*** SUPPLIED ENTRIES

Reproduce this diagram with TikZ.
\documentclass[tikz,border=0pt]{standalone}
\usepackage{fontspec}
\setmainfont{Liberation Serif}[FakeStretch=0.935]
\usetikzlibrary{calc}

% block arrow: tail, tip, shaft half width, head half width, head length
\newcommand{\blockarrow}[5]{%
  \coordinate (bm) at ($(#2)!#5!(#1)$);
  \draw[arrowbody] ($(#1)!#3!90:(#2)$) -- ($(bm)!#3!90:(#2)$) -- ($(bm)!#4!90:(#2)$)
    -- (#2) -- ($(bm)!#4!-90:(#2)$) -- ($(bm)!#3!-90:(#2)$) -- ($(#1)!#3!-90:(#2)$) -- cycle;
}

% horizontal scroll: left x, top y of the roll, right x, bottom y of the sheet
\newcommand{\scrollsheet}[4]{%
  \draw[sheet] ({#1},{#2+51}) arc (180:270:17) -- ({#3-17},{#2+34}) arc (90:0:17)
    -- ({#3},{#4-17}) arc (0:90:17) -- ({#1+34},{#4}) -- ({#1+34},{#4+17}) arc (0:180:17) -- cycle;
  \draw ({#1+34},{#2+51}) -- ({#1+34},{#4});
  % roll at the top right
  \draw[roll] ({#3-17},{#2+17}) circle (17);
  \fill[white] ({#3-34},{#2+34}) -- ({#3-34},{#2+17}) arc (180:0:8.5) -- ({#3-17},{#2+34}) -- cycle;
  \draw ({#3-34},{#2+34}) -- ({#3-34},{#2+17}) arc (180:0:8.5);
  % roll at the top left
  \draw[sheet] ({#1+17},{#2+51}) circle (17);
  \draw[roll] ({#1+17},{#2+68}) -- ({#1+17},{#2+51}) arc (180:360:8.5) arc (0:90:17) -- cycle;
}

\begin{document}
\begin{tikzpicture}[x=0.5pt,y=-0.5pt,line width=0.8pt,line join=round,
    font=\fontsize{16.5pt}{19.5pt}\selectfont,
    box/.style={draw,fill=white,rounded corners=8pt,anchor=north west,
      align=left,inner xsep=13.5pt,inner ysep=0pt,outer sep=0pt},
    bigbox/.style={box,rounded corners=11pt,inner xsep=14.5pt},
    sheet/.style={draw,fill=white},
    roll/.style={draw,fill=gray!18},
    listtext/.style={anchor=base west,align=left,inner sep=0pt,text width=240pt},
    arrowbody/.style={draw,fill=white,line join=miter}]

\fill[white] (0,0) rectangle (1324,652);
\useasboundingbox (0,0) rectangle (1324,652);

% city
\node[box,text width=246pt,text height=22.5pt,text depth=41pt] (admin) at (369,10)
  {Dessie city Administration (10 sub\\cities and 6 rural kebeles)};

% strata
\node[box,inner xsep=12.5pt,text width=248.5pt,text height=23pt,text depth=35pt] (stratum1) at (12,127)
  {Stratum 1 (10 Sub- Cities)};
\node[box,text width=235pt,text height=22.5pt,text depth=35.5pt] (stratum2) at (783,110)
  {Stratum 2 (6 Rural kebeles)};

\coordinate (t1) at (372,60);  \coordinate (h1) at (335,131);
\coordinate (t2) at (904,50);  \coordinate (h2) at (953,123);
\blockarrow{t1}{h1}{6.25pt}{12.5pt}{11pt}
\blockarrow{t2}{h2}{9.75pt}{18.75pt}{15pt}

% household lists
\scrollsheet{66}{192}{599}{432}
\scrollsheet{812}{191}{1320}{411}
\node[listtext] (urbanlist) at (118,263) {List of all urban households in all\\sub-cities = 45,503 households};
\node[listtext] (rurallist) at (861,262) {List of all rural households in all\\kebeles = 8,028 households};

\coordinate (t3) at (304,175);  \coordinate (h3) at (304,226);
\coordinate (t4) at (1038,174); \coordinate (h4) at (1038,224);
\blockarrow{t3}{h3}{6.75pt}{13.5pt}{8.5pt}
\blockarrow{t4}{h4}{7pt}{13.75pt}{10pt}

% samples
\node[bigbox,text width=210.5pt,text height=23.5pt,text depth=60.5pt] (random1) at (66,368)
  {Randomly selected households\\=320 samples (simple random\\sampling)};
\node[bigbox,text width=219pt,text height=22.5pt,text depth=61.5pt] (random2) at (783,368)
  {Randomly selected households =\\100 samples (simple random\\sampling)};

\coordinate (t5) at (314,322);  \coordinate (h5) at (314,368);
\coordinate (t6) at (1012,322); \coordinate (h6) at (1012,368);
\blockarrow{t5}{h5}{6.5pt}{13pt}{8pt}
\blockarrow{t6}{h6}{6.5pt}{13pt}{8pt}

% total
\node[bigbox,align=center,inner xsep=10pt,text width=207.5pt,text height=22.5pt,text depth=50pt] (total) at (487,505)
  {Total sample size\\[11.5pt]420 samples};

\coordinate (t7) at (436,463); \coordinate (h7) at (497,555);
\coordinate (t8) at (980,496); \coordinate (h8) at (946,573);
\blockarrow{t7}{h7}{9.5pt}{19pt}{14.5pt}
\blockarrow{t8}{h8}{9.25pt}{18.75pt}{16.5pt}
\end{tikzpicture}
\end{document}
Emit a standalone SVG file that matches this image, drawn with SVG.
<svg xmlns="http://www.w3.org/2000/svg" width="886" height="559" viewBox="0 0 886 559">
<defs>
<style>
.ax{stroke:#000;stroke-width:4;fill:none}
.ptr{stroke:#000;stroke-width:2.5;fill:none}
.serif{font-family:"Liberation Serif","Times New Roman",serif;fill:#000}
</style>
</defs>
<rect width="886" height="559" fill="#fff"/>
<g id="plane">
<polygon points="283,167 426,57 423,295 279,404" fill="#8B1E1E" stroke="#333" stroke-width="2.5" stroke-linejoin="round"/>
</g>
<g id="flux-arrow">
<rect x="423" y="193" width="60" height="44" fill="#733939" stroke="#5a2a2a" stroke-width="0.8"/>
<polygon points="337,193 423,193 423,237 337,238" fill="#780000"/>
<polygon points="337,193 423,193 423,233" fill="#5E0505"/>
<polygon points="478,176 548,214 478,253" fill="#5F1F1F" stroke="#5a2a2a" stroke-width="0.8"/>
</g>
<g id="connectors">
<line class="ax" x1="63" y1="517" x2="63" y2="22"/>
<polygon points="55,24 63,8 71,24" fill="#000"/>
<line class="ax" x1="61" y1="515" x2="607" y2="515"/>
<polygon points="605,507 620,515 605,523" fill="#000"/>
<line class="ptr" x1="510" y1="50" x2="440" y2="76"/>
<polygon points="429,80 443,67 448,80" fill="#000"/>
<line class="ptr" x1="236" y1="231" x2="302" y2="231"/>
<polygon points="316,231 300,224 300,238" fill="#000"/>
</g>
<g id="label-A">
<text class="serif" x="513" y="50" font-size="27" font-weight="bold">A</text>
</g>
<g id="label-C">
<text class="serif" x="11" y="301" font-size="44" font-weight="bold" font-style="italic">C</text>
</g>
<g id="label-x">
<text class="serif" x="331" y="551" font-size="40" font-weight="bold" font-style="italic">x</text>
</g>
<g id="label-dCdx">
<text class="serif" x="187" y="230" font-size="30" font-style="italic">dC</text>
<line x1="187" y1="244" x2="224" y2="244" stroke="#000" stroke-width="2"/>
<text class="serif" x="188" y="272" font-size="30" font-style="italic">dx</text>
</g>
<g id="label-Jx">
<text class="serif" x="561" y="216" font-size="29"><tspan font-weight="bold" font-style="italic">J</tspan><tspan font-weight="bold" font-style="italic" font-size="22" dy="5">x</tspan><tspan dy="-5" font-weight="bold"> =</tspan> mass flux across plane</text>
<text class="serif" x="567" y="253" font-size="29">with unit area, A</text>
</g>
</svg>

******

DIRECTIONS: Make an exact copy of the records.

RESPONSE TO THE TASK:
Reproduce this diagram with TikZ.
\documentclass[tikz,border=0pt]{standalone}
\usepackage{fontspec}
\setmainfont{Liberation Serif}[FakeStretch=0.935]
\usetikzlibrary{calc}

% block arrow: tail, tip, shaft half width, head half width, head length
\newcommand{\blockarrow}[5]{%
  \coordinate (bm) at ($(#2)!#5!(#1)$);
  \draw[arrowbody] ($(#1)!#3!90:(#2)$) -- ($(bm)!#3!90:(#2)$) -- ($(bm)!#4!90:(#2)$)
    -- (#2) -- ($(bm)!#4!-90:(#2)$) -- ($(bm)!#3!-90:(#2)$) -- ($(#1)!#3!-90:(#2)$) -- cycle;
}

% horizontal scroll: left x, top y of the roll, right x, bottom y of the sheet
\newcommand{\scrollsheet}[4]{%
  \draw[sheet] ({#1},{#2+51}) arc (180:270:17) -- ({#3-17},{#2+34}) arc (90:0:17)
    -- ({#3},{#4-17}) arc (0:90:17) -- ({#1+34},{#4}) -- ({#1+34},{#4+17}) arc (0:180:17) -- cycle;
  \draw ({#1+34},{#2+51}) -- ({#1+34},{#4});
  % roll at the top right
  \draw[roll] ({#3-17},{#2+17}) circle (17);
  \fill[white] ({#3-34},{#2+34}) -- ({#3-34},{#2+17}) arc (180:0:8.5) -- ({#3-17},{#2+34}) -- cycle;
  \draw ({#3-34},{#2+34}) -- ({#3-34},{#2+17}) arc (180:0:8.5);
  % roll at the top left
  \draw[sheet] ({#1+17},{#2+51}) circle (17);
  \draw[roll] ({#1+17},{#2+68}) -- ({#1+17},{#2+51}) arc (180:360:8.5) arc (0:90:17) -- cycle;
}

\begin{document}
\begin{tikzpicture}[x=0.5pt,y=-0.5pt,line width=0.8pt,line join=round,
    font=\fontsize{16.5pt}{19.5pt}\selectfont,
    box/.style={draw,fill=white,rounded corners=8pt,anchor=north west,
      align=left,inner xsep=13.5pt,inner ysep=0pt,outer sep=0pt},
    bigbox/.style={box,rounded corners=11pt,inner xsep=14.5pt},
    sheet/.style={draw,fill=white},
    roll/.style={draw,fill=gray!18},
    listtext/.style={anchor=base west,align=left,inner sep=0pt,text width=240pt},
    arrowbody/.style={draw,fill=white,line join=miter}]

\fill[white] (0,0) rectangle (1324,652);
\useasboundingbox (0,0) rectangle (1324,652);

% city
\node[box,text width=246pt,text height=22.5pt,text depth=41pt] (admin) at (369,10)
  {Dessie city Administration (10 sub\\cities and 6 rural kebeles)};

% strata
\node[box,inner xsep=12.5pt,text width=248.5pt,text height=23pt,text depth=35pt] (stratum1) at (12,127)
  {Stratum 1 (10 Sub- Cities)};
\node[box,text width=235pt,text height=22.5pt,text depth=35.5pt] (stratum2) at (783,110)
  {Stratum 2 (6 Rural kebeles)};

\coordinate (t1) at (372,60);  \coordinate (h1) at (335,131);
\coordinate (t2) at (904,50);  \coordinate (h2) at (953,123);
\blockarrow{t1}{h1}{6.25pt}{12.5pt}{11pt}
\blockarrow{t2}{h2}{9.75pt}{18.75pt}{15pt}

% household lists
\scrollsheet{66}{192}{599}{432}
\scrollsheet{812}{191}{1320}{411}
\node[listtext] (urbanlist) at (118,263) {List of all urban households in all\\sub-cities = 45,503 households};
\node[listtext] (rurallist) at (861,262) {List of all rural households in all\\kebeles = 8,028 households};

\coordinate (t3) at (304,175);  \coordinate (h3) at (304,226);
\coordinate (t4) at (1038,174); \coordinate (h4) at (1038,224);
\blockarrow{t3}{h3}{6.75pt}{13.5pt}{8.5pt}
\blockarrow{t4}{h4}{7pt}{13.75pt}{10pt}

% samples
\node[bigbox,text width=210.5pt,text height=23.5pt,text depth=60.5pt] (random1) at (66,368)
  {Randomly selected households\\=320 samples (simple random\\sampling)};
\node[bigbox,text width=219pt,text height=22.5pt,text depth=61.5pt] (random2) at (783,368)
  {Randomly selected households =\\100 samples (simple random\\sampling)};

\coordinate (t5) at (314,322);  \coordinate (h5) at (314,368);
\coordinate (t6) at (1012,322); \coordinate (h6) at (1012,368);
\blockarrow{t5}{h5}{6.5pt}{13pt}{8pt}
\blockarrow{t6}{h6}{6.5pt}{13pt}{8pt}

% total
\node[bigbox,align=center,inner xsep=10pt,text width=207.5pt,text height=22.5pt,text depth=50pt] (total) at (487,505)
  {Total sample size\\[11.5pt]420 samples};

\coordinate (t7) at (436,463); \coordinate (h7) at (497,555);
\coordinate (t8) at (980,496); \coordinate (h8) at (946,573);
\blockarrow{t7}{h7}{9.5pt}{19pt}{14.5pt}
\blockarrow{t8}{h8}{9.25pt}{18.75pt}{16.5pt}
\end{tikzpicture}
\end{document}
Emit a standalone SVG file that matches this image, drawn with SVG.
<svg xmlns="http://www.w3.org/2000/svg" width="886" height="559" viewBox="0 0 886 559">
<defs>
<style>
.ax{stroke:#000;stroke-width:4;fill:none}
.ptr{stroke:#000;stroke-width:2.5;fill:none}
.serif{font-family:"Liberation Serif","Times New Roman",serif;fill:#000}
</style>
</defs>
<rect width="886" height="559" fill="#fff"/>
<g id="plane">
<polygon points="283,167 426,57 423,295 279,404" fill="#8B1E1E" stroke="#333" stroke-width="2.5" stroke-linejoin="round"/>
</g>
<g id="flux-arrow">
<rect x="423" y="193" width="60" height="44" fill="#733939" stroke="#5a2a2a" stroke-width="0.8"/>
<polygon points="337,193 423,193 423,237 337,238" fill="#780000"/>
<polygon points="337,193 423,193 423,233" fill="#5E0505"/>
<polygon points="478,176 548,214 478,253" fill="#5F1F1F" stroke="#5a2a2a" stroke-width="0.8"/>
</g>
<g id="connectors">
<line class="ax" x1="63" y1="517" x2="63" y2="22"/>
<polygon points="55,24 63,8 71,24" fill="#000"/>
<line class="ax" x1="61" y1="515" x2="607" y2="515"/>
<polygon points="605,507 620,515 605,523" fill="#000"/>
<line class="ptr" x1="510" y1="50" x2="440" y2="76"/>
<polygon points="429,80 443,67 448,80" fill="#000"/>
<line class="ptr" x1="236" y1="231" x2="302" y2="231"/>
<polygon points="316,231 300,224 300,238" fill="#000"/>
</g>
<g id="label-A">
<text class="serif" x="513" y="50" font-size="27" font-weight="bold">A</text>
</g>
<g id="label-C">
<text class="serif" x="11" y="301" font-size="44" font-weight="bold" font-style="italic">C</text>
</g>
<g id="label-x">
<text class="serif" x="331" y="551" font-size="40" font-weight="bold" font-style="italic">x</text>
</g>
<g id="label-dCdx">
<text class="serif" x="187" y="230" font-size="30" font-style="italic">dC</text>
<line x1="187" y1="244" x2="224" y2="244" stroke="#000" stroke-width="2"/>
<text class="serif" x="188" y="272" font-size="30" font-style="italic">dx</text>
</g>
<g id="label-Jx">
<text class="serif" x="561" y="216" font-size="29"><tspan font-weight="bold" font-style="italic">J</tspan><tspan font-weight="bold" font-style="italic" font-size="22" dy="5">x</tspan><tspan dy="-5" font-weight="bold"> =</tspan> mass flux across plane</text>
<text class="serif" x="567" y="253" font-size="29">with unit area, A</text>
</g>
</svg>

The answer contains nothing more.